Last month we talked about how transformation begins in the body, and this month I want to dive deeper into how we can experience more of what life has to offer as well as understand what can get in the way of us experiencing our desires. Sometimes we sit on the sidelines and wait for the perfect timing or the perfect answer and end up letting life pass us by rather than experience it. Let me share with you a couple of stories that bring a new perspective to what stops us from really being in our body and experiencing life.

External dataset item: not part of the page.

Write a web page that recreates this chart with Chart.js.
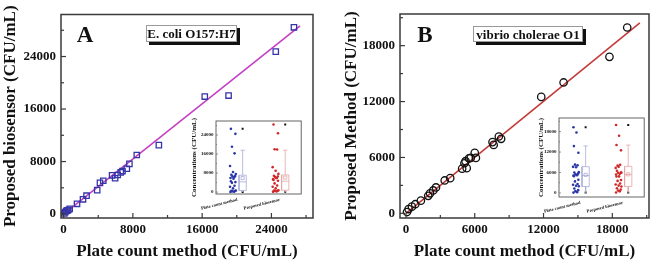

In the book Red Hot and Holy, author Sera Beak talks about her personal spiritual journey. She had a PHD in philosophy, studied a variety of religions, and was looking for the proof somewhere on who had “the right answer” when it came to spirituality. She researched, studied, took courses, interviewed people and what she ended up realizing was, there is NO PROOF! Yep. You can’t find the truth, the perfect solution or the answer written anywhere. You must experience spirituality for yourself she found. It proved to be a very personal journey for each individual.
So what does experience “it” even mean? Experiencing it isn’t about getting another degree or waiting for things to show up in your life. It is about being in your body and living authentically through all the moments and emotions of life. Experiencing “it” means to allow yourself to be free to feel and embrace all that the world and your relationships can offer.
How many of us spend our lives trying to prove a point or prove someone else wrong? Or we do not want to take a risk because we can’t prove it is going to work? We need to surrender the ego and the need to know, and allow ourselves to feel what our heart is guiding us to do. This is true of all aspects of our lives. We all have societal, cultural, religious and familial belief structures that have been passed down that define our value and belief systems. We are taught that if it’s not in alignment with our belief system, then it is WRONG. It is hard to think that some things your faith or family taught you, are not really the truth. In fact, it is downright terrifying for many to think that.
Let me use my personal story as an example. I was taught that I had to always go to the bible to find PROOF of God’s message. There was a point in my journey where I questioned whether things showing up were from God or the Devil. Trust me when I say, I can understand if you feel the same way. I was raised in a devout Catholic family and my faith was the foundation of everything. If I listened to outside voices, I would get confused. Others would chastise me and tell me how wrong I was to think or believe new ideas showing up for me. There is one day I remember meeting two very lovely women and could feel their positive energy. Another woman approached me and told me to stay away from “those people”. Some faiths believe God warns us to stay away from psychic mediums because they are from the devil or a negative source. I remember going to the chapel to pray and asked for guidance. My thinking mind went home to research this PROOF in the bible for myself. I didn’t want to make the WRONG choice. A couple hours later a different friend of mine recommended that I meet with someone. It happened to be one of those ladies. I thank God for answering my prayers and it was in that moment, I KNEW to trust my heart and to STOP LOOKING for proof outside of myself. I didn’t need to find written proof anywhere and that God could answer my prayers in many different ways. I like to say that my “faith” or (belief system) held me back and yet my “faith” and (belief in a higher power) pulled me through.
As you see from my story, there is conflict here for many women. But what is important for women to understand is the need to know, the need to control our relationships and outcomes, may be what holds many of us back from true connection. This mindset issues will impact your romantic relationships. Do you ever find yourself looking for proof if your partner is “the one”? Or have you ever started a fight because your partner did not meet your expectations? Ever you ever felt like your intuition told you one thing, but logic, friends or family told you to doubt? This back and forth, looking for proof and approval outside of ourselves, may be the exact reason why we find certain types of relationships challenging.